Assessment held invalid as AO finalised capital gains without DVO valuation despite statutory mandate; Rectification under Section 154 also struck down
Meetu Kumari | Dec 2, 2025 |
ITAT Quashes Assessment Passed Without Awaiting DVO Report: Section 50C(2) Safeguards Reaffirmed
The assessee, Rajni Arvind Birla, had sold commercial units in Mumbai for Rs. 1.75 crore for AY 2018-19. While the sale was duly reported, the Sub-Registrar valued the property at a higher figure of Rs. 2.23 crore for stamp duty purposes. During scrutiny, the AO invoked Section 50C(1). Upon the assessee disputing the stamp valuation and requesting reference to the Valuation Officer, the AO did refer the matter to the DVO under Section 50C(2). However, before receiving the valuation report, and despite the statutory exclusion of time under Section 153, the AO hurriedly passed an assessment order on 22.09.2021 adopting the stamp value, expressly stating that the order was “subject to rectification upon receipt of the valuation report.” During appeal, the DVO submitted a valuation of Rs. 1.94 crore. Based on the report, the AO gave rectification order u/s 154 in November 2024.

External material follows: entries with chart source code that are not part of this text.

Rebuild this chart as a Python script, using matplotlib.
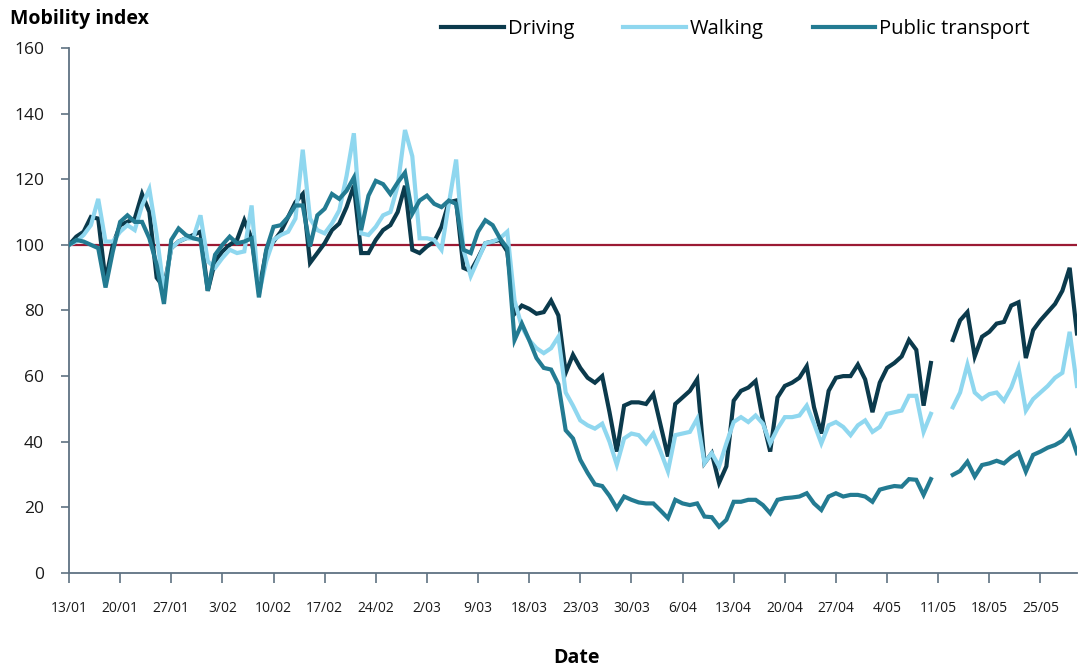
import numpy as np
import matplotlib
matplotlib.use('Agg')
import matplotlib.pyplot as plt

plt.rcParams['font.family'] = ['Open Sans', 'DejaVu Sans']

nan = np.nan

# Tick labels (one every 7 points)
tick_labels = ['13/01', '20/01', '27/01', '3/02', '10/02', '17/02', '24/02', '2/03', '9/03',
               '18/03', '23/03', '30/03', '6/04', '13/04', '20/04', '27/04', '4/05', '11/05',
               '18/05', '25/05']

# Mobility index, daily values (gap = missing days)
driving = [100, 102.5, 104, 108.5, 108, 89, 100, 106, 107, 108,
           115.5, 110, 90, 87, 99, 101, 102, 103, 104, 86,
           95, 98, 100, 101.5, 107.5, 102, 86, 98, 101, 104,
           108.5, 113, 115.5, 94.5, 97.5, 100.5, 104.5, 106.5, 111.5, 118,
           97.5, 97.5, 101.5, 104.5, 106, 110, 118, 98.5, 97.5, 99.5,
           101, 105.5, 113, 113.5, 93, 92, 96, 100.5, 101, 101.5,
           98, 79, 81.5, 80.5, 79, 79.5, 83, 78.5, 61, 66.5,
           62.5, 59.5, 58, 60, 49, 37, 51, 52, 52, 51.5,
           54.5, 45, 35.5, 51.5, 53.5, 55.5, 59, 33.5, 36.5, 27.5,
           32.5, 52.5, 55.5, 56.5, 58.5, 46.5, 37, 53.5, 57, 58,
           59.5, 63, 50.5, 42.5, 55.5, 59.5, 60, 60, 63.5, 59,
           49, 58, 62.5, 64, 66, 71, 68, 51, 64, nan,
           nan, 71, 77, 79.5, 66, 72, 73.5, 76, 76.5, 81.5,
           82.5, 65.5, 74, 77, 79.5, 82, 86, 93, 73]

walking = [100, 101, 103, 106, 114, 101, 101, 104, 106, 104.5,
           112, 117, 103, 86, 99, 101, 102, 102, 109, 95,
           93, 96, 98.5, 97.5, 98, 112, 85, 95, 101.5, 103,
           104, 108, 129, 108, 104.5, 103.5, 106.5, 110.5, 121, 134,
           103.5, 103, 105.5, 109, 110, 118, 135, 127, 102, 102,
           101.5, 98.5, 112.5, 126, 98.5, 90.5, 95.5, 100.5, 101, 102,
           104, 83, 75, 71, 68.5, 67, 68.5, 72, 55, 51,
           46.5, 45, 44, 45.5, 40, 33, 41, 42.5, 42, 39.5,
           42.5, 37, 31, 42, 42.5, 43, 47, 33.5, 36.5, 32.5,
           39.5, 46, 47.5, 46, 48, 45.5, 39.5, 44, 47.5, 47.5,
           48, 51, 45.5, 39.5, 45, 46, 44.5, 42, 45, 46.5,
           43, 44.5, 48.5, 49, 49.5, 54, 54, 43, 48.5, nan,
           nan, 50.5, 55, 63.5, 55, 53, 54.5, 55, 52.5, 56.5,
           62.5, 49.5, 53, 55, 57, 59.5, 61, 73.5, 57]

public_transport = [100, 101.5, 101, 100, 99, 87, 98, 107, 109, 107,
                    107, 102, 94, 82, 101.5, 105, 103, 102, 101.5, 86,
                    97, 100, 102.5, 100.5, 101, 102, 84, 98.5, 105.5, 106,
                    108.5, 112, 112, 99.5, 109, 111, 115.5, 114, 116.5, 120.5,
                    104.5, 115, 119.5, 118.5, 115.5, 119, 122, 109.5, 113.5, 115,
                    112.5, 111.5, 113.5, 112.5, 98.5, 97.5, 104, 107.5, 106, 102,
                    99, 71, 76, 71, 65.5, 62.5, 62, 57.5, 43.5, 41,
                    34.5, 30.5, 27, 26.5, 23.5, 19.7, 23.3, 22.3, 21.5, 21.2,
                    21.2, 19, 16.7, 22.3, 21.2, 20.7, 21.2, 17.2, 17, 14.1,
                    16.2, 21.7, 21.7, 22.3, 22.3, 20.7, 18.2, 22.3, 22.8, 23,
                    23.3, 24.3, 21.2, 19.2, 23.3, 24.3, 23.3, 23.8, 23.8, 23.3,
                    21.7, 25.4, 26, 26.5, 26.3, 28.6, 28.4, 23.8, 28.6, nan,
                    nan, 29.9, 31.1, 33.9, 29.4, 32.9, 33.4, 34.2, 33.4, 35.3,
                    36.7, 30.9, 36, 37, 38.2, 39, 40.3, 43.1, 36.5]

x = np.arange(len(driving))

fig = plt.figure(figsize=(10.85, 6.7), dpi=100)
ax = fig.add_axes([0.0636, 0.1448, 0.9290, 0.7836])

ax.axhline(100, color='#9b1a34', lw=1.6, zorder=1)
ax.plot(x, driving, color='#0b3a4c', lw=3.0, label='Driving', zorder=2, solid_joinstyle='miter')
ax.plot(x, walking, color='#8fd7ef', lw=3.0, label='Walking', zorder=3, solid_joinstyle='miter')
ax.plot(x, public_transport, color='#237b92', lw=3.0, label='Public transport', zorder=4, solid_joinstyle='miter')

ax.set_xlim(0, len(driving) - 1)
ax.set_ylim(0, 160)
ax.set_yticks(range(0, 161, 20))
ax.set_xticks(np.arange(0, 7 * len(tick_labels), 7))
ax.set_xticklabels(tick_labels)

for side in ['top', 'right']:
    ax.spines[side].set_visible(False)
for side in ['left', 'bottom']:
    ax.spines[side].set_color('#5f7282')
    ax.spines[side].set_linewidth(1.3)

ax.tick_params(axis='y', length=6, width=1.2, color='#5f7282', pad=12, labelsize=12.5, labelcolor='#1a1a1a')
ax.tick_params(axis='x', length=7, width=1.2, color='#5f7282', pad=13, labelsize=10, labelcolor='#1a1a1a')

fig.text(0.009, 0.972, 'Mobility index', fontsize=14, fontweight='bold', va='center', ha='left')
fig.text(0.5315, 0.003, 'Date', fontsize=14, fontweight='bold', va='bottom', ha='center')

fig.legend(loc='center', bbox_to_anchor=(0.678, 0.957), ncol=3, frameon=False,
           fontsize=14.5, handlelength=3.1, handletextpad=0.2, columnspacing=2.45)

fig.savefig('out.png', dpi=100)
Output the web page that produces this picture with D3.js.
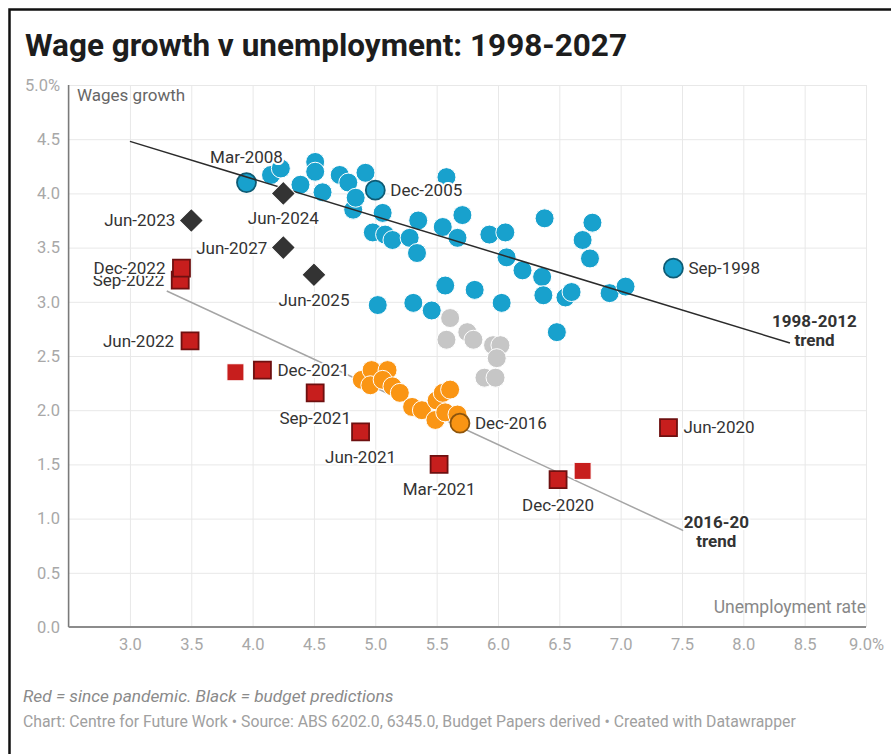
<!DOCTYPE html>
<html>
<head>
<meta charset="utf-8">
<script src="https://cdn.jsdelivr.net/npm/d3@7"></script>
<style>
  html, body { margin: 0; padding: 0; background: #fff; }
  svg { display: block; font-family: Roboto, "Noto Sans", "DejaVu Sans", sans-serif; }
</style>
</head>
<body>
<svg id="chart" width="891" height="754"></svg>
<script>
// Each point: [unemployment rate %, wage growth %]
const wages1998to2012 = [
  [3.95, 4.10], [4.15, 4.17], [4.23, 4.23], [4.39, 4.08], [4.51, 4.29], [4.51, 4.20],
  [4.57, 4.01], [4.71, 4.17], [4.78, 4.10], [4.92, 4.19], [5.00, 4.03], [4.82, 3.85],
  [4.84, 3.96], [5.06, 3.82], [4.98, 3.64], [5.08, 3.62], [5.14, 3.57], [5.35, 3.75],
  [5.28, 3.59], [5.34, 3.45], [5.55, 3.69], [5.58, 4.15], [5.71, 3.80], [5.67, 3.59],
  [5.93, 3.62], [6.06, 3.64], [6.38, 3.77], [6.77, 3.73], [6.69, 3.57], [6.75, 3.40],
  [6.07, 3.41], [6.20, 3.29], [6.36, 3.23], [5.57, 3.15], [5.81, 3.11], [6.03, 2.99],
  [6.37, 3.06], [6.55, 3.04], [6.60, 3.09], [6.91, 3.08], [7.04, 3.14], [6.48, 2.72],
  [7.43, 3.31], [5.02, 2.97], [5.31, 2.99], [5.46, 2.92]
];
const wages2012to2016 = [
  [5.61, 2.85], [5.58, 2.65], [5.75, 2.72], [5.80, 2.65], [5.96, 2.60],
  [6.02, 2.60], [5.99, 2.48], [5.89, 2.30], [5.98, 2.30]
];
const wages2016to2020 = [
  [4.89, 2.28], [4.97, 2.37], [5.10, 2.37], [4.96, 2.23], [5.06, 2.28], [5.14, 2.22],
  [5.20, 2.16], [5.30, 2.03], [5.38, 2.00], [5.50, 2.09], [5.55, 2.16], [5.61, 2.19],
  [5.49, 1.91], [5.57, 1.98], [5.67, 1.96], [5.69, 1.88]
];
// Quarters since the pandemic: [quarter, unemployment, wage growth]
const sincePandemic = [
  ["Jun-2020", 7.39, 1.84], ["Sep-2020", 6.69, 1.44], ["Dec-2020", 6.49, 1.36],
  ["Mar-2021", 5.52, 1.50], ["Jun-2021", 4.88, 1.80], ["Sep-2021", 4.51, 2.16],
  ["Dec-2021", 4.08, 2.37], ["Mar-2022", 3.86, 2.35], ["Jun-2022", 3.49, 2.64],
  ["Sep-2022", 3.41, 3.20], ["Dec-2022", 3.42, 3.31]
];
// Budget forecasts: [year, unemployment, wage growth]
const budgetPredictions = [
  ["Jun-2023", 3.50, 3.75], ["Jun-2024", 4.25, 4.00],
  ["Jun-2025", 4.50, 3.25], ["Jun-2027", 4.25, 3.50]
];
// Named historical quarters: [quarter, unemployment, wage growth]
const namedQuarters1998to2012 = [["Mar-2008", 3.95, 4.10], ["Dec-2005", 5.00, 4.03], ["Sep-1998", 7.43, 3.31]];
const namedQuarters2016to2020 = [["Dec-2016", 5.69, 1.88]];

// Fitted trend lines: [[x1, y1], [x2, y2]]
const trend1998to2012 = [[3.0, 4.48], [8.38, 2.62]];
const trend2016to2020 = [[3.30, 3.10], [7.51, 0.89]];

const xTicks = [3.0, 3.5, 4.0, 4.5, 5.0, 5.5, 6.0, 6.5, 7.0, 7.5, 8.0, 8.5, 9.0];
const xTickLabels = ["3.0", "3.5", "4.0", "4.5", "5.0", "5.5", "6.0", "6.5", "7.0", "7.5", "8.0", "8.5", "9.0%"];
const yTicks = [0, 0.5, 1.0, 1.5, 2.0, 2.5, 3.0, 3.5, 4.0, 4.5, 5.0];
const yTickLabels = ["0.0", "0.5", "1.0", "1.5", "2.0", "2.5", "3.0", "3.5", "4.0", "4.5", "5.0%"];

// ---- drawing ----
const svg = d3.select("#chart");
const x = d3.scaleLinear().domain([2.5, 9.0]).range([68.6, 866]);
const y = d3.scaleLinear().domain([0, 5]).range([627, 85]);

const colors = {
  blue: "#18a1cd", grey: "#c6c6c6", orange: "#fa9514",
  red: "#c71e1d", black: "#333333"
};
const labelSize = 17;

// outer frame (top and left edges)
svg.append("path")
  .attr("d", "M9.5,754V9.5H891")
  .attr("fill", "none").attr("stroke", "#111").attr("stroke-width", 2.5);

// title
svg.append("text")
  .attr("x", 25).attr("y", 56)
  .attr("font-size", 31.5).attr("font-weight", 700).attr("fill", "#1d1d1d")
  .text("Wage growth v unemployment: 1998-2027");

// gridlines
const plotW = x(9) - x(2.5), plotH = y(0) - y(5);
const gridH = svg.append("g")
  .attr("transform", `translate(${x(2.5)},0)`)
  .call(d3.axisLeft(y).tickValues(yTicks.slice(1)).tickSize(-plotW).tickFormat(""));
const gridV = svg.append("g")
  .attr("transform", `translate(0,${y(0)})`)
  .call(d3.axisBottom(x).tickValues(xTicks).tickSize(-plotH).tickFormat(""));
[gridH, gridV].forEach(g => {
  g.select(".domain").remove();
  g.selectAll(".tick line").attr("stroke", "#e8e8e8").attr("stroke-width", 1);
});

// tick labels
const yAxis = svg.append("g")
  .attr("transform", "translate(60,0)")
  .call(d3.axisLeft(y).tickValues(yTicks).tickFormat((d, i) => yTickLabels[i]).tickSize(0).tickPadding(0));
const xAxis = svg.append("g")
  .attr("transform", "translate(0,638)")
  .call(d3.axisBottom(x).tickValues(xTicks).tickFormat((d, i) => xTickLabels[i]).tickSize(0).tickPadding(0));
[yAxis, xAxis].forEach(g => {
  g.select(".domain").remove();
  g.selectAll("text")
    .attr("font-family", "Roboto, sans-serif")
    .attr("font-size", 16.5).attr("fill", "#a8a8a8");
});

// axis lines
svg.append("line")
  .attr("x1", x(2.5)).attr("x2", x(2.5)).attr("y1", y(5)).attr("y2", y(0))
  .attr("stroke", "#7a7a7a").attr("stroke-width", 1.6);
svg.append("line")
  .attr("x1", x(2.5)).attr("x2", x(9)).attr("y1", y(0)).attr("y2", y(0))
  .attr("stroke", "#8c8c8c").attr("stroke-width", 2);

// axis titles
svg.append("text")
  .attr("x", 77).attr("y", 101)
  .attr("font-size", labelSize).attr("fill", "#666")
  .text("Wages growth");
svg.append("text")
  .attr("x", x(9)).attr("y", 613).attr("text-anchor", "end")
  .attr("font-size", 17.5).attr("fill", "#888")
  .text("Unemployment rate");

const line = d3.line().x(d => x(d[0])).y(d => y(d[1]));

// 2016-20 trend sits beneath the points
svg.append("path")
  .datum(trend2016to2020)
  .attr("d", line)
  .attr("fill", "none").attr("stroke", "#a5a5a5").attr("stroke-width", 1.5);

// circles
function drawCircles(data, fill) {
  svg.append("g").selectAll("circle")
    .data(data).join("circle")
    .attr("cx", d => x(d[0])).attr("cy", d => y(d[1]))
    .attr("r", 9.5)
    .attr("fill", fill).attr("stroke", "#fff").attr("stroke-width", 1);
}
drawCircles(wages1998to2012, colors.blue);
drawCircles(wages2012to2016, colors.grey);
drawCircles(wages2016to2020, colors.orange);

// highlighted circles get a darker outline
function drawNamedCircles(data, fill) {
  svg.append("g").selectAll("circle")
    .data(data).join("circle")
    .attr("cx", d => x(d[1])).attr("cy", d => y(d[2]))
    .attr("r", 9.5)
    .attr("fill", fill)
    .attr("stroke", d3.color(fill).darker(1.6)).attr("stroke-width", 1.8);
}
drawNamedCircles(namedQuarters1998to2012, colors.blue);
drawNamedCircles(namedQuarters2016to2020, colors.orange);

// red squares since the pandemic
const labelledRed = new Set(["Jun-2020", "Dec-2020", "Mar-2021", "Jun-2021", "Sep-2021",
  "Dec-2021", "Jun-2022", "Sep-2022", "Dec-2022"]);
svg.append("g").selectAll("path")
  .data(sincePandemic).join("path")
  .attr("transform", d => `translate(${x(d[1])},${y(d[2])})`)
  .attr("d", d3.symbol(d3.symbolSquare, 17 * 17))
  .attr("fill", colors.red)
  .attr("stroke", d => labelledRed.has(d[0]) ? "#6e1010" : "#fff")
  .attr("stroke-width", d => labelledRed.has(d[0]) ? 1.8 : 1);

// 1998-2012 trend drawn over the blue points
svg.append("path")
  .datum(trend1998to2012)
  .attr("d", line)
  .attr("fill", "none").attr("stroke", "#2b2b2b").attr("stroke-width", 1.5);

// black diamonds for budget predictions
svg.append("g").selectAll("path")
  .data(budgetPredictions).join("path")
  .attr("transform", d => `translate(${x(d[1])},${y(d[2])}) rotate(45)`)
  .attr("d", d3.symbol(d3.symbolSquare, 17 * 17))
  .attr("fill", colors.black).attr("stroke", "#fff").attr("stroke-width", 1);

// point labels: side of the mark each label sits on
const labelSide = {
  "Mar-2008": "top", "Dec-2005": "right", "Sep-1998": "right", "Dec-2016": "right",
  "Jun-2023": "left", "Jun-2024": "bottom", "Jun-2027": "left", "Jun-2025": "bottom",
  "Sep-2022": "left", "Dec-2022": "left", "Jun-2022": "left", "Dec-2021": "right",
  "Sep-2021": "bottom", "Jun-2021": "bottom", "Mar-2021": "bottom", "Dec-2020": "bottom",
  "Jun-2020": "right"
};
const labelled = [
  ...namedQuarters1998to2012, ...namedQuarters2016to2020,
  ...budgetPredictions,
  ...sincePandemic.filter(d => labelledRed.has(d[0]))
];
const gap = 15;
svg.append("g").selectAll("text")
  .data(labelled.filter(d => labelSide[d[0]]))
  .join("text")
  .attr("x", d => {
    const s = labelSide[d[0]], px = x(d[1]);
    return s === "right" ? px + gap : s === "left" ? px - gap - 1 : px;
  })
  .attr("y", d => {
    const s = labelSide[d[0]], py = y(d[2]);
    return s === "top" ? py - 26 : s === "bottom" ? py + 25 : py;
  })
  .attr("dy", "0.35em")
  .attr("text-anchor", d => {
    const s = labelSide[d[0]];
    return s === "right" ? "start" : s === "left" ? "end" : "middle";
  })
  .attr("font-size", labelSize).attr("fill", "#333")
  .attr("stroke", "#fff").attr("stroke-width", 4).attr("stroke-linejoin", "round")
  .attr("paint-order", "stroke")
  .text(d => d[0]);

// trend annotations
function trendNote(cx, lines, topY) {
  const t = svg.append("text")
    .attr("text-anchor", "middle").attr("font-size", labelSize).attr("font-weight", 700)
    .attr("fill", "#333").attr("stroke", "#fff").attr("stroke-width", 4)
    .attr("stroke-linejoin", "round").attr("paint-order", "stroke");
  lines.forEach((s, i) => {
    t.append("tspan").attr("x", x(cx)).attr("y", y(topY)).attr("dy", (i * 1.1 + 0.35) + "em").text(s);
  });
}
trendNote(8.58, ["1998-2012", "trend"], 2.82);
trendNote(7.78, ["2016-20", "trend"], 0.97);

// footer
svg.append("text")
  .attr("x", 23).attr("y", 702)
  .attr("font-size", 17.3).attr("font-style", "italic").attr("fill", "#8a8a8a")
  .text("Red = since pandemic. Black = budget predictions");
svg.append("text")
  .attr("x", 23).attr("y", 727)
  .attr("font-size", 15.8).attr("fill", "#a0a0a0")
  .text("Chart: Centre for Future Work • Source: ABS 6202.0, 6345.0, Budget Papers derived • Created with Datawrapper");
</script>
</body>
</html>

The CIT(A) upheld both the original assessment and the rectification order, also allowing disallowances relating to cost of acquisition, improvement, and transfer expenses. Aggrieved, the assessee approached the ITAT.
Main Issue: Whether an assessment made under Section 143(3) adopting the stamp duty valuation is valid, and whether the AO could later use Section 154 to substitute the capital gains computation based on the later valuation report.
ITAT’s Decision: The Tribunal held that once the AO invokes Section 50C(2) and refers valuation to the DVO, the assessment cannot be finalised until the DVO’s report is received. Explanation 1(iii) to Section 153 expressly excludes this period from limitation, making it clear that the AO was expected to await the report rather than preempt it. Therefore, the assessment order dated 22.09.2021 was declared invalid.
The assessee’s statutory right to valuation under Section 50C(2) was violated, and CIT(A)’s reasoning suffered from non-application of mind. Thus, both the assessment order and the Section 154 rectification were quashed in full, making all additions infructuous.